In this example, we’ll create an environment with Anaconda 5.1.0. You can search for packages by name or scroll directly to the package you want. To add packages, simply select the checkbox next to each package name.
For this example, we’ve chosen all of the packages in Anaconda. We also could have included conda packages from other channels in our on-premise installation of Anaconda Enterprise, including R conda packages from MRO, community-built packages from conda-forge, or other custom-built conda packages from different users within our organization.
We name the environment “anaconda_parcel”, then click Resolve and Save to generate our new environment.
Depending on the packages selected, the build process might take a few minutes. Once completed, you should see your new environment displayed on the All Environments page.
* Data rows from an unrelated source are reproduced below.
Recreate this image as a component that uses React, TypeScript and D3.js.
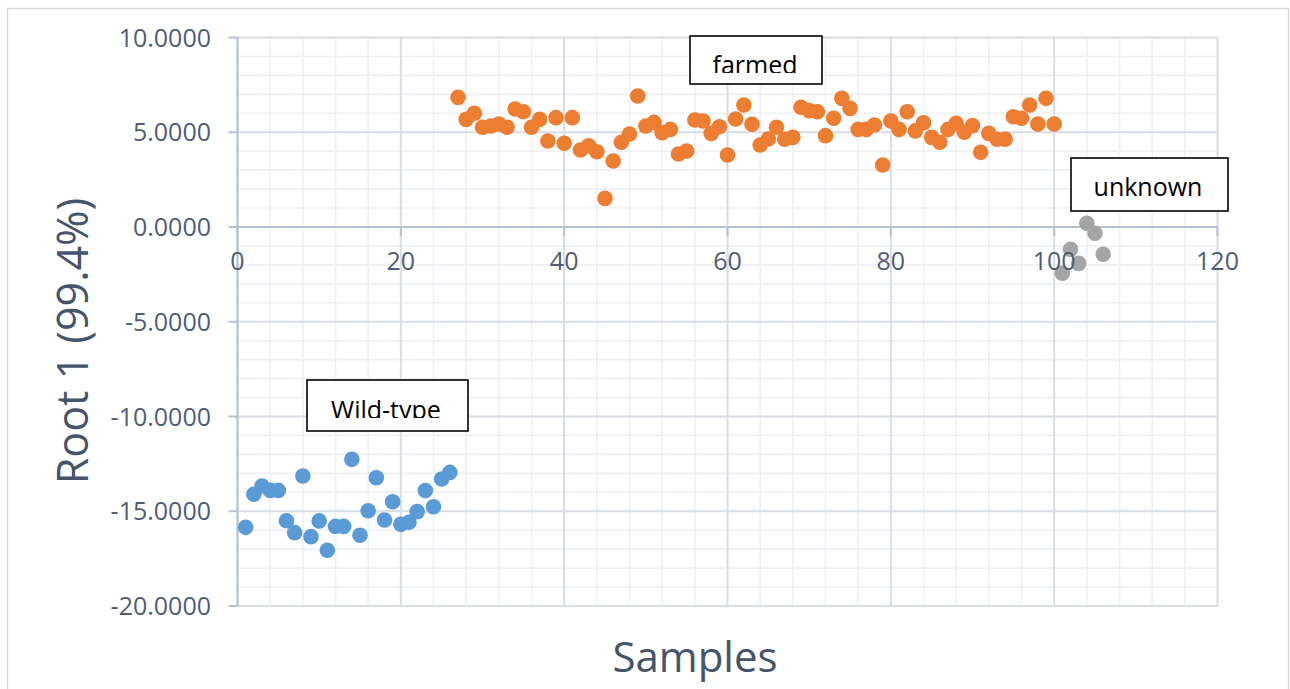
import * as d3 from 'd3';

// sample numbers and root 1 scores
const wildSamples = [1, 2, 3, 4, 5, 6, 7, 8, 9, 10, 11, 12, 13, 14, 15, 16, 17, 18, 19, 20, 21, 22, 23, 24, 25, 26];
const wildRoot1 = [
  -15.85, -14.1, -13.67, -13.9, -13.9, -15.5, -16.13, -13.14, -16.34, -15.51, -17.06, -15.8, -15.8,
  -12.26, -16.27, -14.97, -13.23, -15.46, -14.5, -15.69, -15.58, -15.02, -13.91, -14.76, -13.3, -12.95,
];

const farmedSamples = [
  27, 28, 29, 30, 31, 32, 33, 34, 35, 36, 37, 38, 39, 40, 41, 42, 43, 44, 45, 46, 47, 48, 49, 50, 51,
  52, 53, 54, 55, 56, 57, 58, 59, 60, 61, 62, 63, 64, 65, 66, 67, 68, 69, 70, 71, 72, 73, 74, 75, 76,
  77, 78, 79, 80, 81, 82, 83, 84, 85, 86, 87, 88, 89, 90, 91, 92, 93, 94, 95, 96, 97, 98, 99, 100,
];
const farmedRoot1 = [
  6.84, 5.68, 6.0, 5.26, 5.33, 5.43, 5.26, 6.23, 6.08, 5.26, 5.68, 4.54, 5.77, 4.42, 5.77, 4.06, 4.29,
  3.97, 1.51, 3.48, 4.47, 4.91, 6.91, 5.33, 5.52, 4.98, 5.15, 3.85, 4.01, 5.65, 5.59, 4.94, 5.29, 3.8,
  5.7, 6.44, 5.42, 4.33, 4.64, 5.26, 4.63, 4.73, 6.32, 6.14, 6.08, 4.82, 5.74, 6.79, 6.26, 5.15, 5.15,
  5.38, 3.27, 5.59, 5.15, 6.08, 5.07, 5.5, 4.73, 4.47, 5.15, 5.47, 5.0, 5.35, 3.94, 4.94, 4.63, 4.63,
  5.82, 5.74, 6.44, 5.43, 6.79, 5.43,
];

const unknownSamples = [101, 102, 103, 104, 105, 106];
const unknownRoot1 = [-2.44, -1.18, -1.92, 0.2, -0.33, -1.44];

const xTicks = [0, 20, 40, 60, 80, 100, 120];
const yTicks = [10, 5, 0, -5, -10, -15, -20];

const series = [
  { name: 'Wild-type', xs: wildSamples, ys: wildRoot1, color: '#5b9bd5' },
  { name: 'farmed', xs: farmedSamples, ys: farmedRoot1, color: '#ed7d31' },
  { name: 'unknown', xs: unknownSamples, ys: unknownRoot1, color: '#a5a5a5' },
];

const W = 1290;
const H = 689;
const axisColor = '#b8c1cf';
const majorGrid = '#d9dee6';
const minorGrid = '#edf0f4';
const textColor = '#4f5d73';
const titleColor = '#44546a';
const font = '"Open Sans", "DejaVu Sans", sans-serif';

export default function App() {
  const x = d3.scaleLinear().domain([0, 120]).range([237.5, 1217.5]);
  const y = d3.scaleLinear().domain([-20, 10]).range([606, 37.5]);

  const minorX = d3.range(0, 121, 4);
  const minorY = d3.range(-20, 11, 1);

  // annotation boxes (label text gets clipped at the bottom like in the original)
  const notes = [
    { text: 'farmed', x0: 690, y0: 36, x1: 822, y1: 84, tx: 755, ty: 74, clipY: 73 },
    { text: 'unknown', x0: 1071, y0: 158, x1: 1228, y1: 211, tx: 1148, ty: 196, clipY: 211 },
    { text: 'Wild-type', x0: 307, y0: 380, x1: 468, y1: 431, tx: 386, ty: 419, clipY: 418 },
  ];

  return (
    <div style={{ position: 'absolute', left: 0, top: 0 }}>
      <svg width={W} height={H} style={{ display: 'block', background: '#fff' }}>
        <defs>
          {notes.map((n, i) => (
            <clipPath id={`clip-${i}`} key={i}>
              <rect x={n.x0} y={n.y0} width={n.x1 - n.x0} height={n.clipY - n.y0} />
            </clipPath>
          ))}
        </defs>

        {/* outer chart frame */}
        <rect x={7.5} y={8.5} width={1281} height={H + 10} fill="none" stroke="#d9d9d9" strokeWidth={1.5} />

        {/* minor gridlines */}
        <g stroke={minorGrid} strokeWidth={1.6}>
          {minorX.map(v => (
            <line key={`mx${v}`} x1={x(v)} x2={x(v)} y1={y(10)} y2={y(-20)} />
          ))}
          {minorY.map(v => (
            <line key={`my${v}`} x1={x(0)} x2={x(120)} y1={y(v)} y2={y(v)} />
          ))}
        </g>

        {/* major gridlines */}
        <g stroke={majorGrid} strokeWidth={2}>
          {xTicks.map(v => (
            <line key={`gx${v}`} x1={x(v)} x2={x(v)} y1={y(10)} y2={y(-20)} />
          ))}
          {yTicks.map(v => (
            <line key={`gy${v}`} x1={x(0)} x2={x(120)} y1={y(v)} y2={y(v)} />
          ))}
        </g>

        {/* axes */}
        <g stroke={axisColor} strokeWidth={2}>
          <line x1={x(0)} x2={x(0)} y1={y(10)} y2={y(-20)} />
          {yTicks.map(v => (
            <line key={`ty${v}`} x1={x(0) - 9} x2={x(0)} y1={y(v)} y2={y(v)} />
          ))}
          <line x1={x(0)} x2={x(120)} y1={y(0)} y2={y(0)} />
          {xTicks.map(v => (
            <line key={`tx${v}`} x1={x(v)} x2={x(v)} y1={y(0)} y2={y(0) + 9} />
          ))}
        </g>

        {/* points */}
        {series.map(s => (
          <g key={s.name} fill={s.color}>
            {s.ys.map((v, i) => (
              <circle key={i} cx={x(s.xs[i])} cy={y(v)} r={7.8} />
            ))}
          </g>
        ))}

        {/* tick labels */}
        <g fontFamily={font} fontSize={25} fill={textColor}>
          {yTicks.map(v => (
            <text key={`ly${v}`} x={211} y={y(v)} dy="0.36em" textAnchor="end">
              {v.toFixed(4)}
            </text>
          ))}
          {xTicks.map(v => (
            <text key={`lx${v}`} x={x(v)} y={270} textAnchor="middle">
              {v}
            </text>
          ))}
        </g>

        {/* axis titles */}
        <text
          transform="translate(88,341) rotate(-90)"
          textAnchor="middle"
          fontFamily={font}
          fontSize={43}
          fill={titleColor}
        >
          Root 1 (99.4%)
        </text>
        <text x={695} y={672} textAnchor="middle" fontFamily={font} fontSize={42} fill={titleColor}>
          Samples
        </text>

        {/* annotation boxes */}
        {notes.map((n, i) => (
          <g key={n.text}>
            <rect x={n.x0} y={n.y0} width={n.x1 - n.x0} height={n.y1 - n.y0} fill="#fff" stroke="#000" strokeWidth={1.6} />
            <text
              x={n.tx}
              y={n.ty}
              textAnchor="middle"
              fontFamily={font}
              fontSize={25}
              fill="#000"
              clipPath={`url(#clip-${i})`}
            >
              {n.text}
            </text>
          </g>
        ))}
      </svg>
    </div>
  );
}
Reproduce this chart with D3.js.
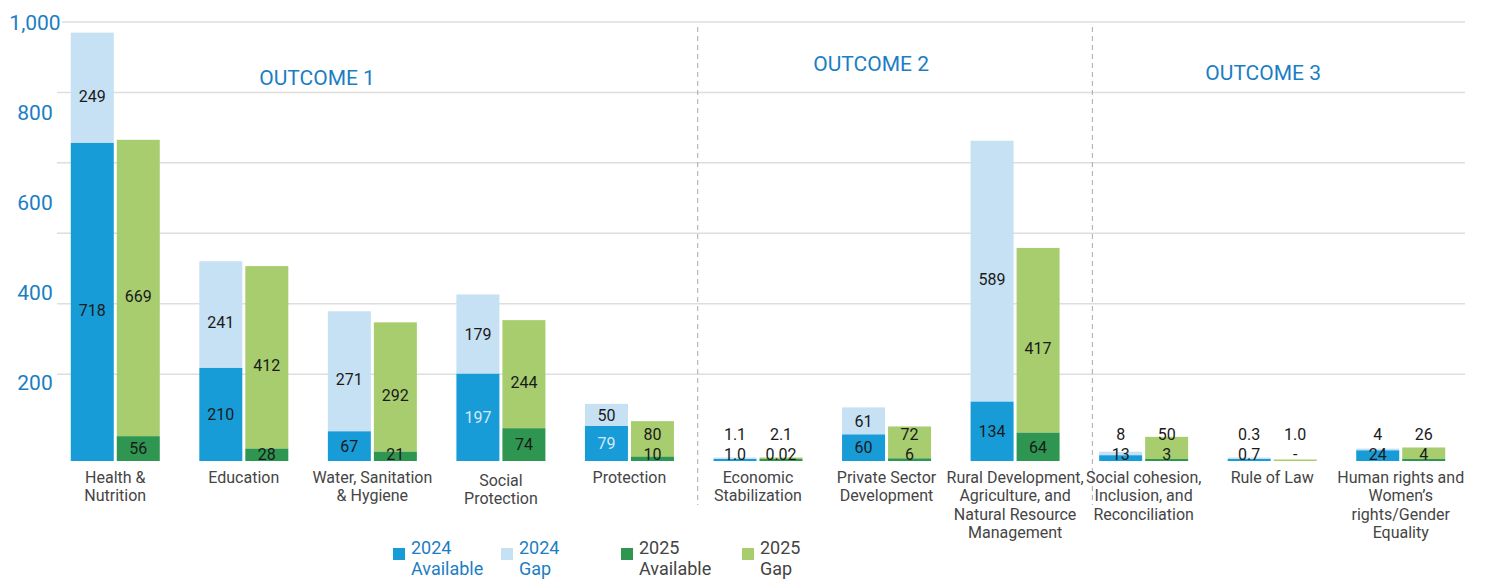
<!DOCTYPE html>
<html>
<head>
<meta charset="utf-8">
<script src="https://cdn.jsdelivr.net/npm/d3@7"></script>
<style>
  body { margin: 0; background: #fff; }
  svg { font-family: Roboto, "Noto Sans", sans-serif; }
</style>
</head>
<body>
<svg width="1491" height="579"></svg>
<script>
var categories = ["Health & Nutrition", "Education", "Water, Sanitation & Hygiene", "Social Protection",
  "Protection", "Economic Stabilization", "Private Sector Development",
  "Rural Development, Agriculture, and Natural Resource Management",
  "Social cohesion, Inclusion, and Reconciliation", "Rule of Law",
  "Human rights and Women’s rights/Gender Equality"];

var categoryLines = [
  ["Health &", "Nutrition"],
  ["Education"],
  ["Water, Sanitation", "& Hygiene"],
  ["Social", "Protection"],
  ["Protection"],
  ["Economic", "Stabilization"],
  ["Private Sector", "Development"],
  ["Rural Development,", "Agriculture, and", "Natural Resource", "Management"],
  ["Social cohesion,", "Inclusion, and", "Reconciliation"],
  ["Rule of Law"],
  ["Human rights and", "Women’s", "rights/Gender", "Equality"]
];

var avail2024 = [718, 210, 67, 197, 79, 1.0, 60, 134, 13, 0.7, 24];
var gap2024 = [249, 241, 271, 179, 50, 1.1, 61, 589, 8, 0.3, 4];
var avail2025 = [56, 28, 21, 74, 10, 0.02, 6, 64, 3, 0, 4];
var gap2025 = [669, 412, 292, 244, 80, 2.1, 72, 417, 50, 1.0, 26];

var yTickLabels = [200, 400, 600, 800, 1000];
var gridValues = [196, 355, 514, 673, 832, 991];

var outcomes = ["OUTCOME 1", "OUTCOME 2", "OUTCOME 3"];
var outcomeFirst = [0, 5, 8];

var seriesNames = [["2024", "Available"], ["2024", "Gap"], ["2025", "Available"], ["2025", "Gap"]];

var colors = {
  a24: "#189cd8",
  g24: "#c6e1f4",
  a25: "#2e9650",
  g25: "#a7cd6f"
};
var legendColors = [colors.a24, colors.g24, colors.a25, colors.g25];
var legendTextColors = ["#1b7ec3", "#1b7ec3", "#444", "#444"];
var lightLabels = ["Social Protection", "Protection"]; // 2024 available labels drawn light

var svg = d3.select("svg");
var baseline = 461;

var y = d3.scaleLinear().domain([0, 1000]).range([baseline, 18]);
// tick labels in the original sit on their own spacing
var yLab = d3.scaleLinear().domain([200, 1000]).range([382, 22]);

var x = d3.scaleBand().domain(categories).range([51, 1465]).padding(0);
var x1 = d3.scaleBand().domain(["2024", "2025"]).range([0, 89]).paddingInner(3 / 46);

var fmt = function (v) {
  if (v === 0) return "-";
  if (v < 0.1) return String(v);
  if (v < 3) return v.toFixed(1);
  return d3.format(",.0f")(v);
};

// gridlines
svg.append("g").selectAll("line")
  .data(gridValues)
  .enter().append("line")
  .attr("x1", function (d, i) { return i === gridValues.length - 1 ? 62 : 57; })
  .attr("x2", 1465)
  .attr("y1", function (d) { return y(d); })
  .attr("y2", function (d) { return y(d); })
  .attr("stroke", "#dedede")
  .attr("stroke-width", 1.5);

// y labels
svg.append("g").selectAll("text")
  .data(yTickLabels)
  .enter().append("text")
  .attr("x", 35)
  .attr("y", function (d) { return yLab(d); })
  .attr("dy", "0.36em")
  .attr("text-anchor", "middle")
  .attr("font-size", 21)
  .attr("fill", "#1b7ec3")
  .text(function (d) { return d3.format(",")(d); });

// outcome dividers
var step = x.step();
var dividerNudge = [4, 13];
svg.append("g").selectAll("line")
  .data(outcomeFirst.slice(1))
  .enter().append("line")
  .attr("x1", function (d, i) { return x(categories[d]) + dividerNudge[i]; })
  .attr("x2", function (d, i) { return x(categories[d]) + dividerNudge[i]; })
  .attr("y1", 27)
  .attr("y2", 505)
  .attr("stroke", "#aaa")
  .attr("stroke-width", 1)
  .attr("stroke-dasharray", "5,4");

// outcome titles
var outcomeLabelAt = [1.57, 5.88, 8.93];
var outcomeLabelY = [77, 63, 72];
svg.append("g").selectAll("text")
  .data(outcomes)
  .enter().append("text")
  .attr("x", function (d, i) { return x.range()[0] + (outcomeLabelAt[i] + 0.5) * step; })
  .attr("y", function (d, i) { return outcomeLabelY[i]; })
  .attr("dy", "0.36em")
  .attr("text-anchor", "middle")
  .attr("font-size", 21)
  .attr("fill", "#1b7ec3")
  .text(function (d) { return d; });

// bars
var years = [
  { key: "2024", avail: avail2024, gap: gap2024, ca: colors.a24, cg: colors.g24 },
  { key: "2025", avail: avail2025, gap: gap2025, ca: colors.a25, cg: colors.g25 }
];

var groups = svg.append("g").selectAll("g")
  .data(categories)
  .enter().append("g")
  .attr("transform", function (d) { return "translate(" + (x(d) + x.bandwidth() / 2 - 44.5) + ",0)"; });

groups.each(function (cat, ci) {
  var g = d3.select(this);
  years.forEach(function (yr) {
    var a = yr.avail[ci], gp = yr.gap[ci];
    var bx = x1(yr.key), bw = x1.bandwidth();
    var ha = a > 0 ? Math.max(baseline - y(a), 2) : 0;
    var hg = gp > 0 ? Math.max(baseline - y(gp), 1.5) : 0;
    var aTop = baseline - ha;
    var gTop = aTop - hg;

    g.append("rect")
      .attr("x", bx).attr("width", bw)
      .attr("y", gTop).attr("height", hg)
      .attr("fill", yr.cg);
    g.append("rect")
      .attr("x", bx).attr("width", bw)
      .attr("y", aTop).attr("height", ha)
      .attr("fill", yr.ca);

    var ay = Math.min(baseline - ha / 2 + (ha > 100 ? 8 : 0), 454);
    var gy = Math.min(aTop - hg / 2 + (hg > 100 ? 8 : 0), ay - 20);
    var light = yr.key === "2024" && lightLabels.indexOf(cat) >= 0;

    g.append("text")
      .attr("x", bx + bw / 2).attr("y", ay).attr("dy", "0.36em")
      .attr("text-anchor", "middle").attr("font-size", 16)
      .attr("fill", light ? "#d4e9f7" : "#1a1a1a")
      .text(fmt(a));
    g.append("text")
      .attr("x", bx + bw / 2).attr("y", gy).attr("dy", "0.36em")
      .attr("text-anchor", "middle").attr("font-size", 16)
      .attr("fill", "#1a1a1a")
      .text(fmt(gp));
  });
});

// category labels
svg.append("g").selectAll("text")
  .data(categories)
  .enter().append("text")
  .attr("x", function (d) { return x(d) + x.bandwidth() / 2; })
  .attr("y", function (d, i) { return i === 3 ? 480 : 477; })
  .attr("text-anchor", "middle")
  .attr("font-size", 16)
  .attr("fill", "#454545")
  .each(function (d, i) {
    var t = d3.select(this);
    var cx = x(d) + x.bandwidth() / 2;
    categoryLines[i].forEach(function (line, li) {
      t.append("tspan")
        .attr("x", cx)
        .attr("dy", li === 0 ? "0.36em" : "1.15em")
        .text(line);
    });
  });

// legend
var legendX = [393, 501, 621, 742];
var legend = svg.append("g").selectAll("g")
  .data(seriesNames)
  .enter().append("g")
  .attr("transform", function (d, i) { return "translate(" + legendX[i] + ",548)"; });

legend.append("rect")
  .attr("width", 12).attr("height", 12)
  .attr("fill", function (d, i) { return legendColors[i]; });

legend.append("text")
  .attr("x", 18)
  .attr("y", 0)
  .attr("font-size", 18)
  .attr("fill", function (d, i) { return legendTextColors[i]; })
  .each(function (d) {
    var t = d3.select(this);
    d.forEach(function (line, li) {
      t.append("tspan").attr("x", 18).attr("dy", li === 0 ? "0.36em" : "1.15em").text(line);
    });
  });
</script>
</body>
</html>
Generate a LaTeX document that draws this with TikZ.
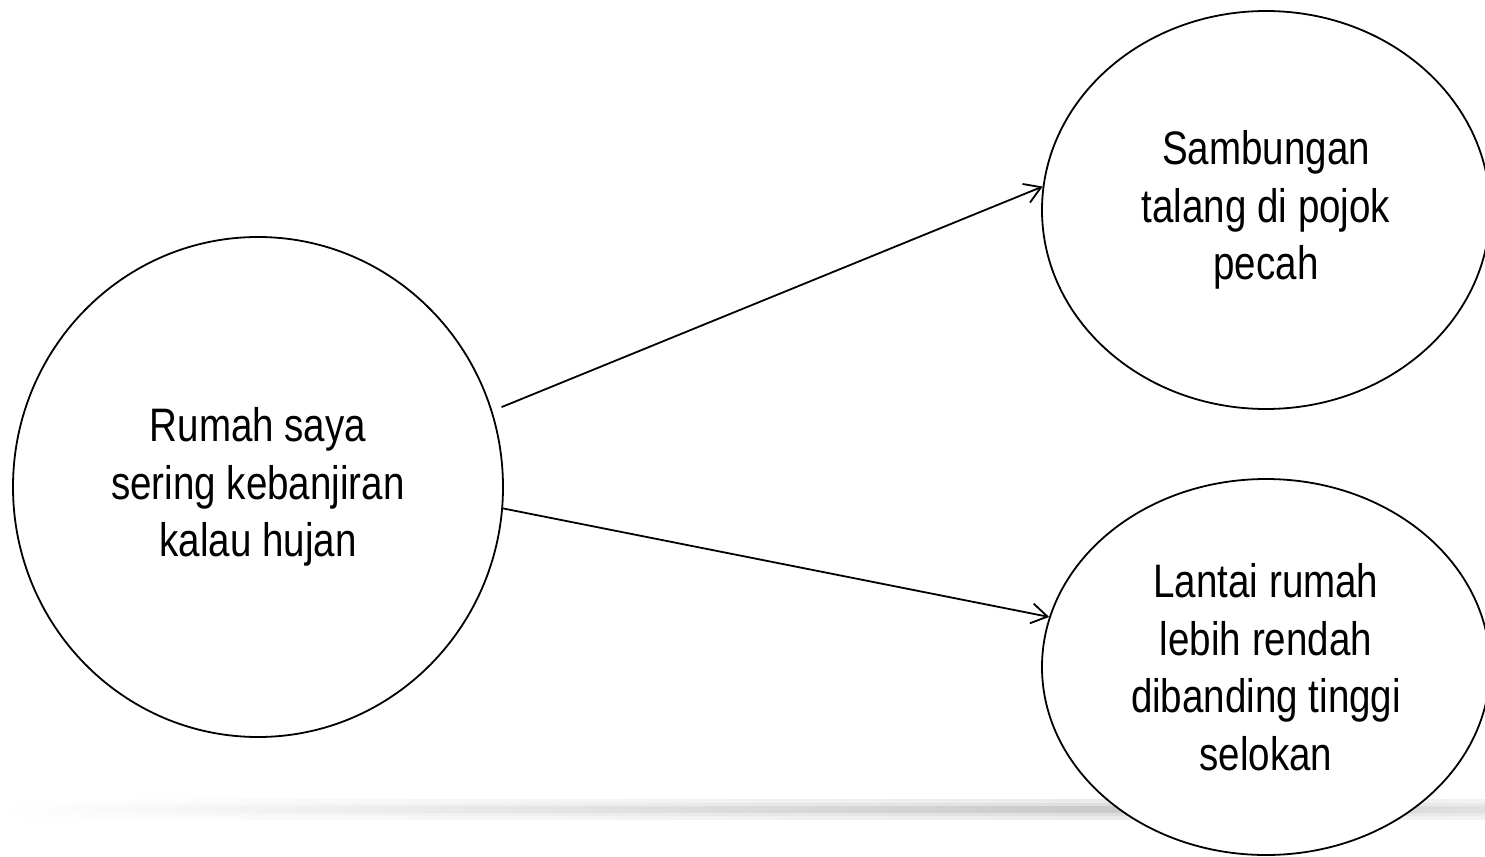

If this is the first environment you have created, you will now see a new button - CREATE. Select CREATE and choose the appropriate drop-down (installer, parcel, or management pack). In our case, we will select Parcel. Note that this process is identical for generating custom Anaconda installers or management packs.
Once we select Create Parcel, Anaconda Enterprise will generate a custom Anaconda parcel from our environment. As before, this will take a few moments and then you should see your custom Anaconda parcel on the All Environments page. Once completed, we see a list of parcel files that were generated for all of the Linux distributions supported by Cloudera Manager.
Additionally, Anaconda Enterprise has already updated the manifest file used by Cloudera Manager with the new parcel information at the existing Remote Parcel Repository URL. Now, we’re ready to install the newly created custom Anaconda parcel using Cloudera Manager.
Installing Custom Anaconda Parcels Using Cloudera Manager
Now that we’ve generated a custom Anaconda parcel, we can install it on our Cloudera CDH cluster and make it available to all of the cluster users for PySpark and SparkR jobs.
From the Cloudera Manager Admin Console, click the Parcels indicator in the top navigation bar.
Click the Configuration button on the top right of the Parcels page.
Click the plus symbol in the Remote Parcel Repository URLs section, and add the repository URL that was provided from Anaconda Repository.
Select Distribute to install the parcel across your CDH cluster.